§ Task directions:
Below are some records. Retype exactly the lines from the one containing "Generate a Python" through the one containing "from bokeh.resources import INLINE", both included, skipping every picture.

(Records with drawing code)
%%

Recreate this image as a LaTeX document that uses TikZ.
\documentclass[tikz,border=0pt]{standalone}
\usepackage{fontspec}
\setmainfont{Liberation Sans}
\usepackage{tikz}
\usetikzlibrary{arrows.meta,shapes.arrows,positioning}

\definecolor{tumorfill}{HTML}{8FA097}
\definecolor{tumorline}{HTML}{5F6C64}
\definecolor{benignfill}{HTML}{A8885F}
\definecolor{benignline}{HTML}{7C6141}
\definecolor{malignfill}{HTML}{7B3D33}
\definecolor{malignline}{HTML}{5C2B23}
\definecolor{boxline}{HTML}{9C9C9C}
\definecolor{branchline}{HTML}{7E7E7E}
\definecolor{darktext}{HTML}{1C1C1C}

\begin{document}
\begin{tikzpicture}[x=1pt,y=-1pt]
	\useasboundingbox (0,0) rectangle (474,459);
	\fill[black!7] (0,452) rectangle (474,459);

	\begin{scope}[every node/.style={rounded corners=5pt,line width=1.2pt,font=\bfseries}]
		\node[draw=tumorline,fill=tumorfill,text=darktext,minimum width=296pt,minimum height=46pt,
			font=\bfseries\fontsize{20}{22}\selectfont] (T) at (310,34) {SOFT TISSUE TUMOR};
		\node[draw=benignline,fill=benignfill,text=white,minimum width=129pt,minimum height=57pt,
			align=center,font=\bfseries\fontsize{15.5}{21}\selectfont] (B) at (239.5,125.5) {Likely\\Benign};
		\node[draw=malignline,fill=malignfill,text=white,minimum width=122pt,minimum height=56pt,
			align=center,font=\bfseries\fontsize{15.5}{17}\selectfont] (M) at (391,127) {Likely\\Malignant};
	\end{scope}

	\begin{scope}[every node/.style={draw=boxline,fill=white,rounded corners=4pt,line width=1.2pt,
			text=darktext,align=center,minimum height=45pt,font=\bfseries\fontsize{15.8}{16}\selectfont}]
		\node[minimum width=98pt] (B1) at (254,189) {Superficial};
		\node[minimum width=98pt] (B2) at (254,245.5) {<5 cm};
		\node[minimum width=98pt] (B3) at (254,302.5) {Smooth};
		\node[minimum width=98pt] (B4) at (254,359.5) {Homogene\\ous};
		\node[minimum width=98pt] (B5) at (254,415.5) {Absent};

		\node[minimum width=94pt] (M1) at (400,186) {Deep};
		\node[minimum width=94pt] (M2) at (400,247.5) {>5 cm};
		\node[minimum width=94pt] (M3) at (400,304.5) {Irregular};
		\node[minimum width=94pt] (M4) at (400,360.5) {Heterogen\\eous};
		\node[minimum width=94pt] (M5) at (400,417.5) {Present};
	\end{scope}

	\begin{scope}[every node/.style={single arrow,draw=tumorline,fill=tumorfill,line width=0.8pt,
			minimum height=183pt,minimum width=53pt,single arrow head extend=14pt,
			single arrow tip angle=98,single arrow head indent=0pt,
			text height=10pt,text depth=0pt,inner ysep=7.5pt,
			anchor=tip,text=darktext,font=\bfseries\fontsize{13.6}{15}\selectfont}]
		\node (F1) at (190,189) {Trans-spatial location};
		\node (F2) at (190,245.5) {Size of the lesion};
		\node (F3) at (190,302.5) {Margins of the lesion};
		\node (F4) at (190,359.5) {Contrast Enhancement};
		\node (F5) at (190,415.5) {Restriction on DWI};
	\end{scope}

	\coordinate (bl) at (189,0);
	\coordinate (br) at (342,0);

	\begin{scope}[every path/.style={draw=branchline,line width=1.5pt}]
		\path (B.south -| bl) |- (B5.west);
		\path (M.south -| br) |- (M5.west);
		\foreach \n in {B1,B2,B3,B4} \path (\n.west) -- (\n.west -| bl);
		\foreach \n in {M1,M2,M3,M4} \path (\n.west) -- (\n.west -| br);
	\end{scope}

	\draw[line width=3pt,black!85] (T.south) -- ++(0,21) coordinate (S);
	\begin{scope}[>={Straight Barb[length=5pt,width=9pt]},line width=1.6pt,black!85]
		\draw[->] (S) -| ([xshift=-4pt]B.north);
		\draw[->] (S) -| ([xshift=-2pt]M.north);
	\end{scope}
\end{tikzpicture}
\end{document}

%%
%%

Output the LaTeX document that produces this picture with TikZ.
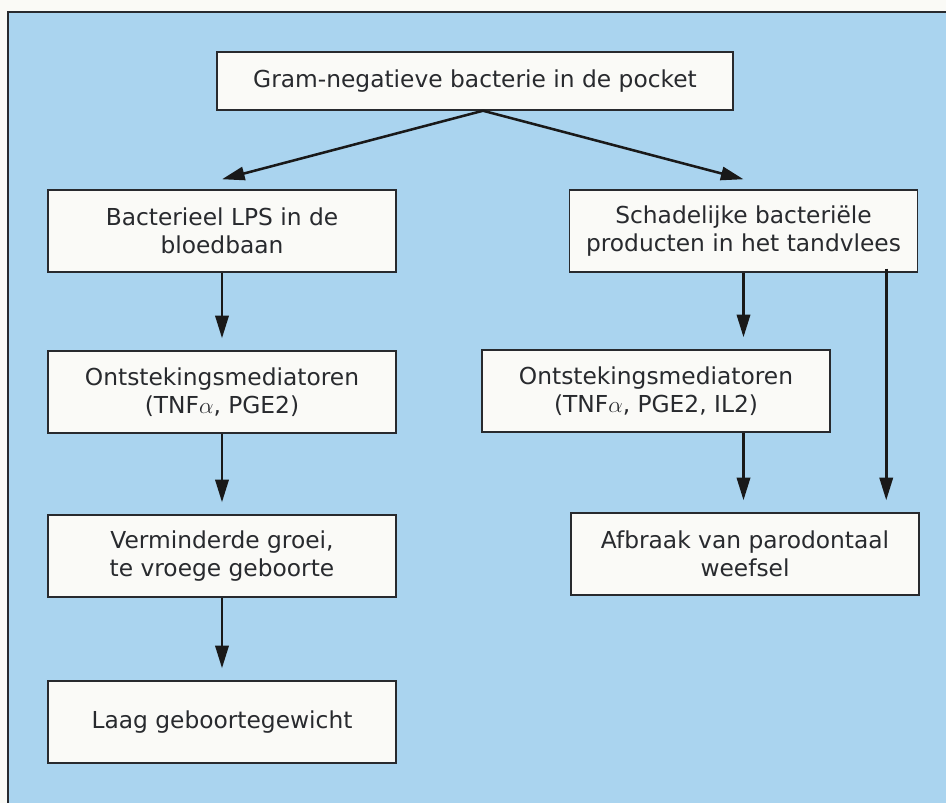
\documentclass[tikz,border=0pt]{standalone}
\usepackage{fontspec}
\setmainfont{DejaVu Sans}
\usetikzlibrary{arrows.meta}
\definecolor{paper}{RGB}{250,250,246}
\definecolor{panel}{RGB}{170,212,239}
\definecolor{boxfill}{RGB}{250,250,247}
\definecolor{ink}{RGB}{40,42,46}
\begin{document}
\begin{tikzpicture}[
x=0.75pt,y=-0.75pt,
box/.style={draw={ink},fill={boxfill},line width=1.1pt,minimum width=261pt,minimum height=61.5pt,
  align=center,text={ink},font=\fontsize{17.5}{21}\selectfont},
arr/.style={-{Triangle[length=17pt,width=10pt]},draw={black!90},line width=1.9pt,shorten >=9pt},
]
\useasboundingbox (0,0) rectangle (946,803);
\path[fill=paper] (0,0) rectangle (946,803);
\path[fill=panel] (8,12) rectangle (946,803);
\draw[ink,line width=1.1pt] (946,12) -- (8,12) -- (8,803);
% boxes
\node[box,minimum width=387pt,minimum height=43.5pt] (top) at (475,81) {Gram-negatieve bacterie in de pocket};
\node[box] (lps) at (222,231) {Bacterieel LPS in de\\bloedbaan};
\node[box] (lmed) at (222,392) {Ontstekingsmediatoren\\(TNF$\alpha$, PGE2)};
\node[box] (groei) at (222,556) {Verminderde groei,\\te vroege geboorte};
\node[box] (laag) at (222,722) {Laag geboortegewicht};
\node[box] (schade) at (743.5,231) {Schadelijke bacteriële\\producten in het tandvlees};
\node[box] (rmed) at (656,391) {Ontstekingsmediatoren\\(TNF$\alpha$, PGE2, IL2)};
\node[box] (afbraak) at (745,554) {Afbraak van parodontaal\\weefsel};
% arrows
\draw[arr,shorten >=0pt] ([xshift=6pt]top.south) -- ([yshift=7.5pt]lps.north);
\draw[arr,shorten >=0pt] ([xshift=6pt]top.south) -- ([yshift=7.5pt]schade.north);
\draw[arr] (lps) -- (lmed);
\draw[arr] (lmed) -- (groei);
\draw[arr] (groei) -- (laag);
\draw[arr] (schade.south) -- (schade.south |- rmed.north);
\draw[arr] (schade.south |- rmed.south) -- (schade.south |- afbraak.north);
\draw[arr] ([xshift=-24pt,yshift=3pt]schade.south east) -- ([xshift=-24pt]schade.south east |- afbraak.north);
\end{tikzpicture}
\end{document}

%%
%%

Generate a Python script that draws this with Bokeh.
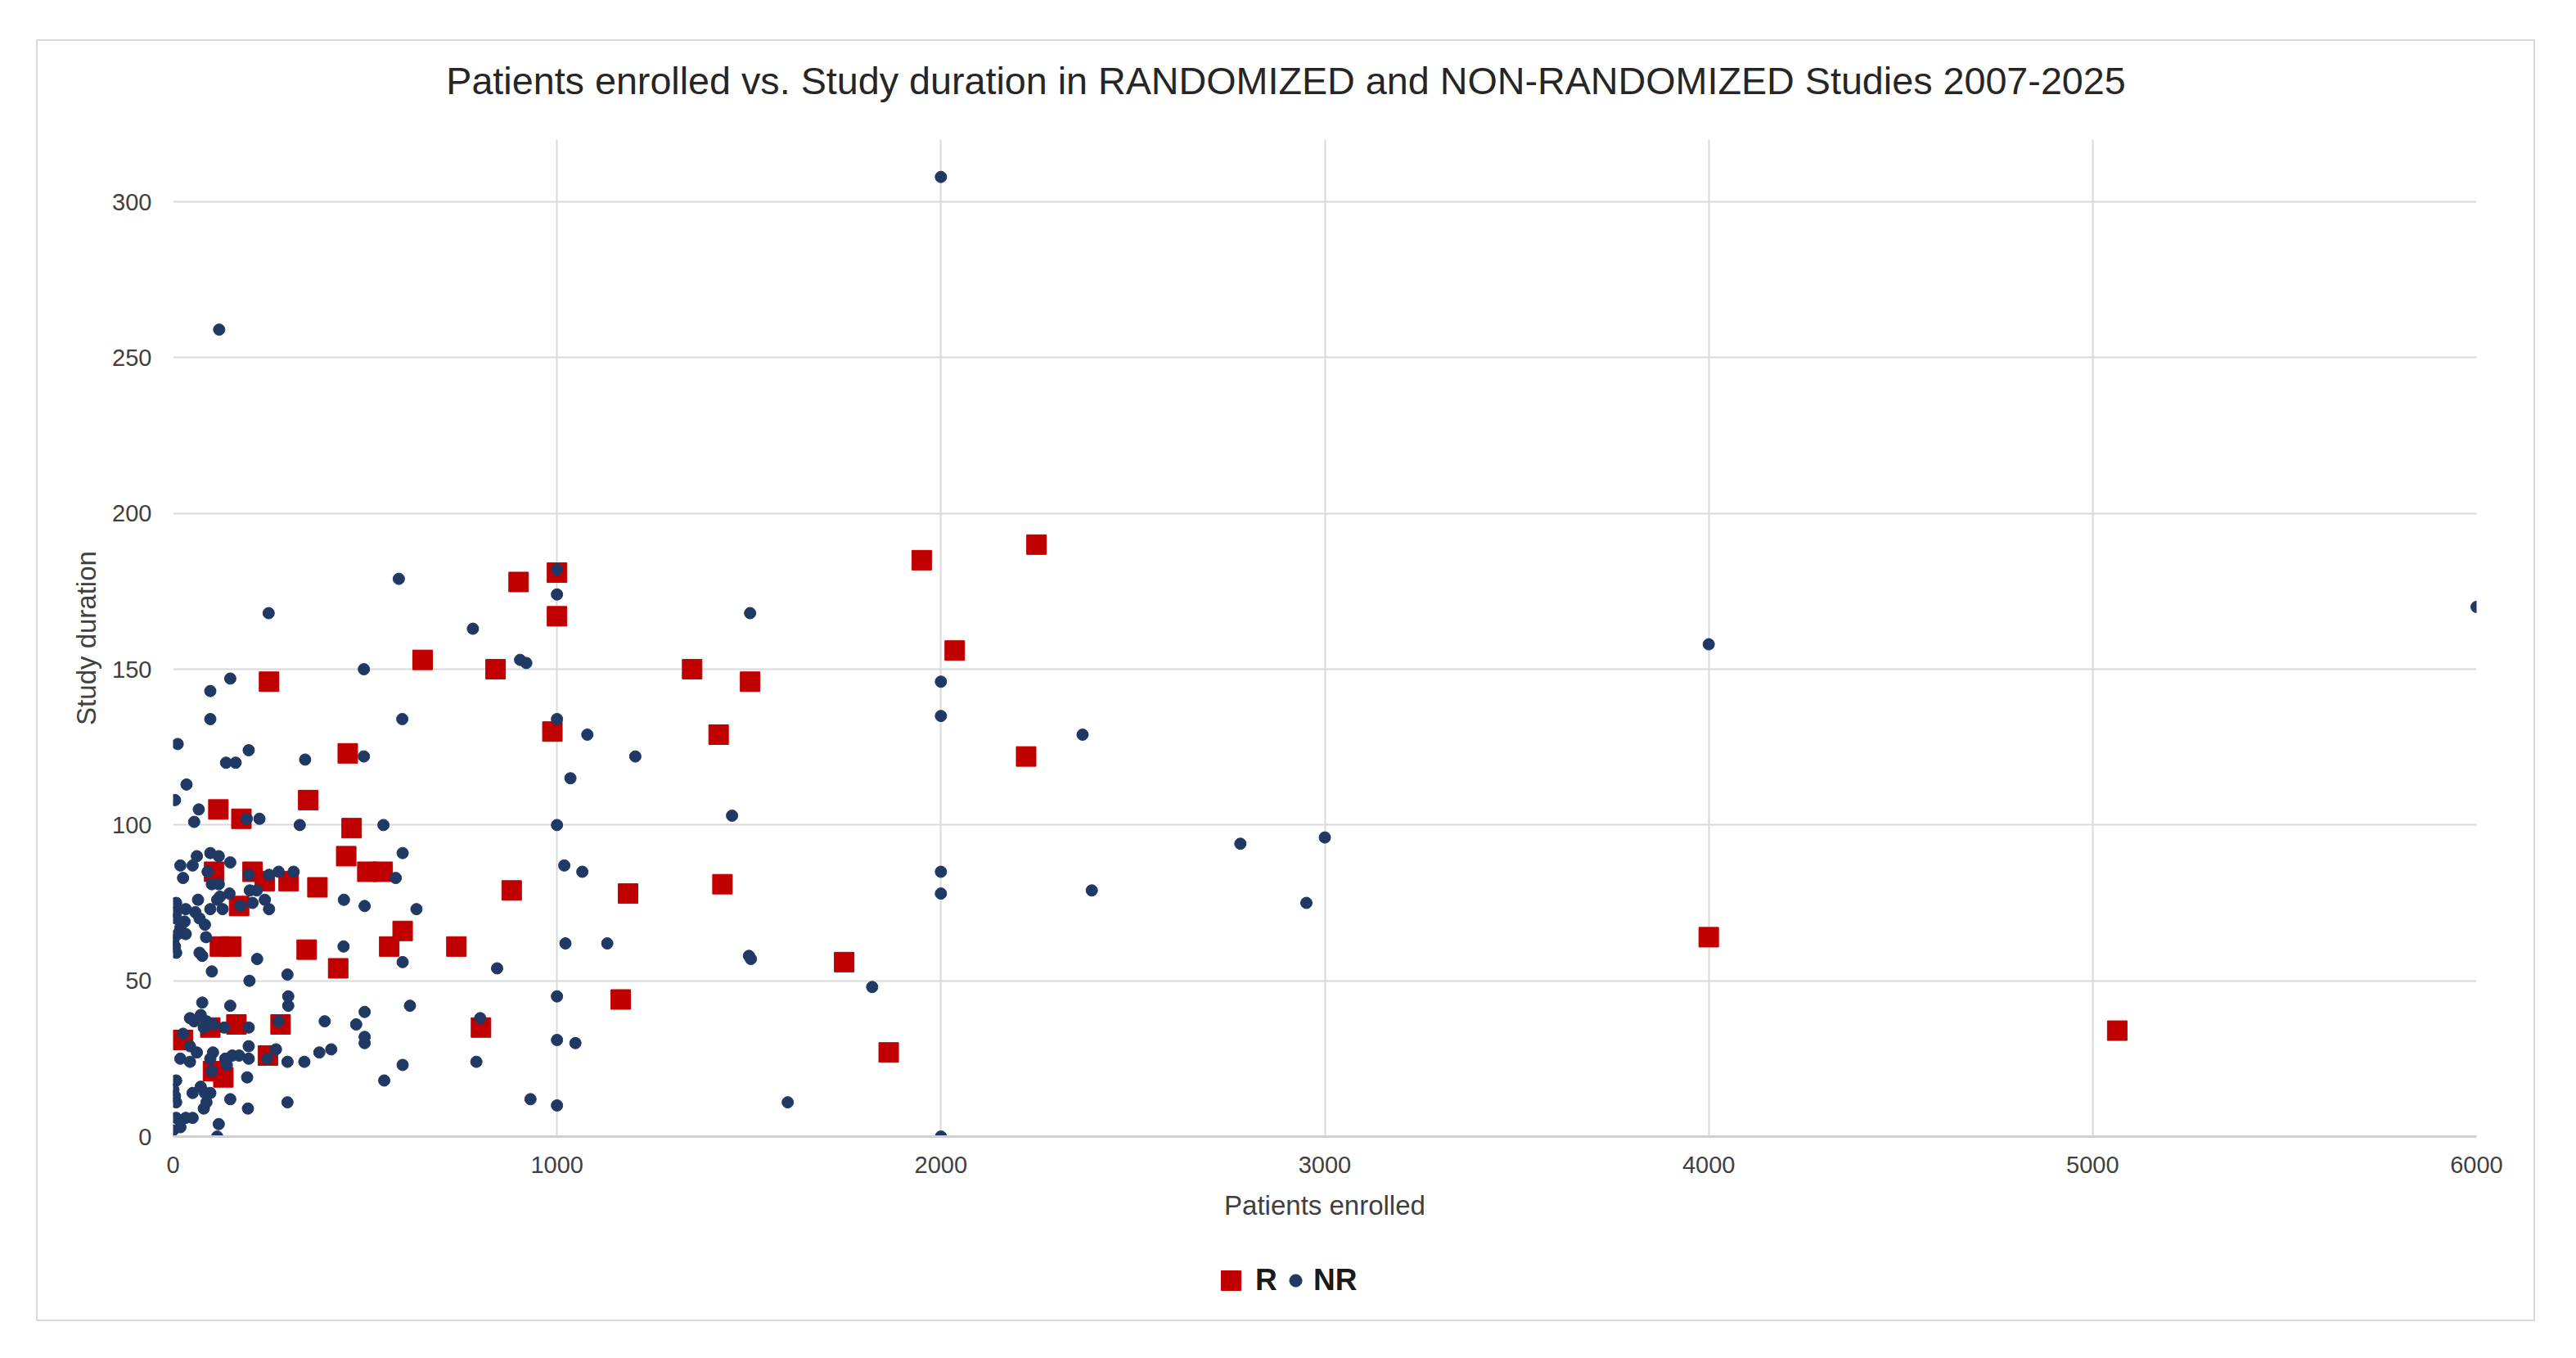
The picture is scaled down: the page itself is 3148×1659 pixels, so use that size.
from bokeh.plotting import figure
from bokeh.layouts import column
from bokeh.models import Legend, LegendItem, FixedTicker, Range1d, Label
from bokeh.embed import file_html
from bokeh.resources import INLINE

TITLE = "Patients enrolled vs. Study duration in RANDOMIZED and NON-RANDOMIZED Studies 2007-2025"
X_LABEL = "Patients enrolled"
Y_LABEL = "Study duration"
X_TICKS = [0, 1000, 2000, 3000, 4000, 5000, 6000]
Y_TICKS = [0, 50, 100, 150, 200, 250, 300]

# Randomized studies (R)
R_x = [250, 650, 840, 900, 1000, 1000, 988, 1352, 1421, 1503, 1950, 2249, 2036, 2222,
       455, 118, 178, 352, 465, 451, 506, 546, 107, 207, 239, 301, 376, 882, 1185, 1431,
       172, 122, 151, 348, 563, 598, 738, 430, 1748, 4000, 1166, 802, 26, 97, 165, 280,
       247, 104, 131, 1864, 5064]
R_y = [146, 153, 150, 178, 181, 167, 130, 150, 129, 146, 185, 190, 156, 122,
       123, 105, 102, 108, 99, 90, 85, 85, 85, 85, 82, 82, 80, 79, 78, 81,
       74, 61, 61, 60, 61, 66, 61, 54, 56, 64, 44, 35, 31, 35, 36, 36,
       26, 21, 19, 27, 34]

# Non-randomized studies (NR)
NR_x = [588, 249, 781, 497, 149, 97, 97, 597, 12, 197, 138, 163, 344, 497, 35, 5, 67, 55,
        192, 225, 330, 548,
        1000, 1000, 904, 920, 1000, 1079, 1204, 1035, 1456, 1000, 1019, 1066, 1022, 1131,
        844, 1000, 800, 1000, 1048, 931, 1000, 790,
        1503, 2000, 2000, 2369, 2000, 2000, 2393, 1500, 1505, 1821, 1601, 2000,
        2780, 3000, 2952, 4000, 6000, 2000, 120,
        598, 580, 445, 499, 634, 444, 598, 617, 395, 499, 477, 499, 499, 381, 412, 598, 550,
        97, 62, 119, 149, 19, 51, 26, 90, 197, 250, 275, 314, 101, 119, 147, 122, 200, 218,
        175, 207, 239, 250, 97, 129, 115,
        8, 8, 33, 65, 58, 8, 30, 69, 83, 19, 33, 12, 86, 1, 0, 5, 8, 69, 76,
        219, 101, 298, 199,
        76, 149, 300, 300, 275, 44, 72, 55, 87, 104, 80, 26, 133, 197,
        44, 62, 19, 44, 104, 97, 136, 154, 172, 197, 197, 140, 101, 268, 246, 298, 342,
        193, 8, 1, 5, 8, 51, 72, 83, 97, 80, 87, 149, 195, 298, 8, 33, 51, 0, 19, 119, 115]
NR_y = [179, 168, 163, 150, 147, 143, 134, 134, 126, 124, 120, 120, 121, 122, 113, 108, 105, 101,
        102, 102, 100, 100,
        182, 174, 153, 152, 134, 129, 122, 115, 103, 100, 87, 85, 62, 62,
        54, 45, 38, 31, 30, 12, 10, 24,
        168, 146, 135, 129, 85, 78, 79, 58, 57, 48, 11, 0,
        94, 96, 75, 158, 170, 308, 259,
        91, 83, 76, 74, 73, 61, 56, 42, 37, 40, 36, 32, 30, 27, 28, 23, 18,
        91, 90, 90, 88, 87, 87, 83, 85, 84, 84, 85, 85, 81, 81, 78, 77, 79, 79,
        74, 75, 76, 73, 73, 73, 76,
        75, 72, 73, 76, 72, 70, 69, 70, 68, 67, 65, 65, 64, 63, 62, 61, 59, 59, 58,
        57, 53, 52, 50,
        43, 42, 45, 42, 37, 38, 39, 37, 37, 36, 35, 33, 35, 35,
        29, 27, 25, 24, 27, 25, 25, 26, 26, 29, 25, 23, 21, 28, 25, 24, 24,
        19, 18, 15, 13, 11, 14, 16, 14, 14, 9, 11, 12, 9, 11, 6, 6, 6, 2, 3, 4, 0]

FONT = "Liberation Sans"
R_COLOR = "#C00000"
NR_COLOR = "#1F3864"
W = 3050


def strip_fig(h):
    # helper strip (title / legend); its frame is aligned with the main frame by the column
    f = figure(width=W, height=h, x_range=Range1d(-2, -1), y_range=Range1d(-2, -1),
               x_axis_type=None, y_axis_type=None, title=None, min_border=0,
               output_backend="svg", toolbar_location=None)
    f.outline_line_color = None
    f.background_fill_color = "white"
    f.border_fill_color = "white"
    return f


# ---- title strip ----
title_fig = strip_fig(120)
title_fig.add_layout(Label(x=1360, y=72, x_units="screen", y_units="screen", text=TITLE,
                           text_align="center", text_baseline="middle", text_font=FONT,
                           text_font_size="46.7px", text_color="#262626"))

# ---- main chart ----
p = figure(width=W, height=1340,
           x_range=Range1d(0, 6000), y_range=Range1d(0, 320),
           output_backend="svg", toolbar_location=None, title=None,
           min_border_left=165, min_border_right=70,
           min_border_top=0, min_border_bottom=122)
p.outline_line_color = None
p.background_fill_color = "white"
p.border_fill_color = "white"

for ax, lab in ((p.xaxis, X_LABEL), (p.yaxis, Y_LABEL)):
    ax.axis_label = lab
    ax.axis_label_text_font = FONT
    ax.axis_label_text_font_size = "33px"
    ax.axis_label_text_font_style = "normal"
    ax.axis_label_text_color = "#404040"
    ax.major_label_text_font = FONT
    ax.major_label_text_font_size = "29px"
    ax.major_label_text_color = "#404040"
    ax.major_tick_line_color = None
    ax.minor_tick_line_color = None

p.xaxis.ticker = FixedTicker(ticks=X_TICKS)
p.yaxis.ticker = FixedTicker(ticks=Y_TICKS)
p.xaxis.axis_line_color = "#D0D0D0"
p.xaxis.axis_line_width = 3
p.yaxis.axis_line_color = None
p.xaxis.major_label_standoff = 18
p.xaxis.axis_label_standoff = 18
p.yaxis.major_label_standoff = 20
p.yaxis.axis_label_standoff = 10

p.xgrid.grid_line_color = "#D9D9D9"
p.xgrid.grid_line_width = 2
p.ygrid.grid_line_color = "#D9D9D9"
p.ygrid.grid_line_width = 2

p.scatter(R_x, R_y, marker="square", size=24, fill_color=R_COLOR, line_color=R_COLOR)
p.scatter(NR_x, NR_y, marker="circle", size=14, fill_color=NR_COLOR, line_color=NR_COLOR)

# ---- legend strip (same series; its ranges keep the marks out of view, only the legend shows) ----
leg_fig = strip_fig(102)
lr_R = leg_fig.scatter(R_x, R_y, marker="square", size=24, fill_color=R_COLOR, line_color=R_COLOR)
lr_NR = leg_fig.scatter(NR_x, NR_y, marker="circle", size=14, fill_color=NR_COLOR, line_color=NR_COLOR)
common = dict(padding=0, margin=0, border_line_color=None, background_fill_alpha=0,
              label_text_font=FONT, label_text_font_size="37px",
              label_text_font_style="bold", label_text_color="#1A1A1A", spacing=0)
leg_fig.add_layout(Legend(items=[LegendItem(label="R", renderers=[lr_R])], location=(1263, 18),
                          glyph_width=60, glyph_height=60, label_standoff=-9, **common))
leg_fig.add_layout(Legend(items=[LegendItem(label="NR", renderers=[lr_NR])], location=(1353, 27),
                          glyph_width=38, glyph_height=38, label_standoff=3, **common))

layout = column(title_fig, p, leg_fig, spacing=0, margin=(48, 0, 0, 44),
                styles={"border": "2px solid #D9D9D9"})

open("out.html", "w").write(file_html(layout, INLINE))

%%

§ Written response:
Generate a Python script that draws this with Bokeh.
The picture is scaled down: the page itself is 3148×1659 pixels, so use that size.
from bokeh.plotting import figure
from bokeh.layouts import column
from bokeh.models import Legend, LegendItem, FixedTicker, Range1d, Label
from bokeh.embed import file_html
from bokeh.resources import INLINE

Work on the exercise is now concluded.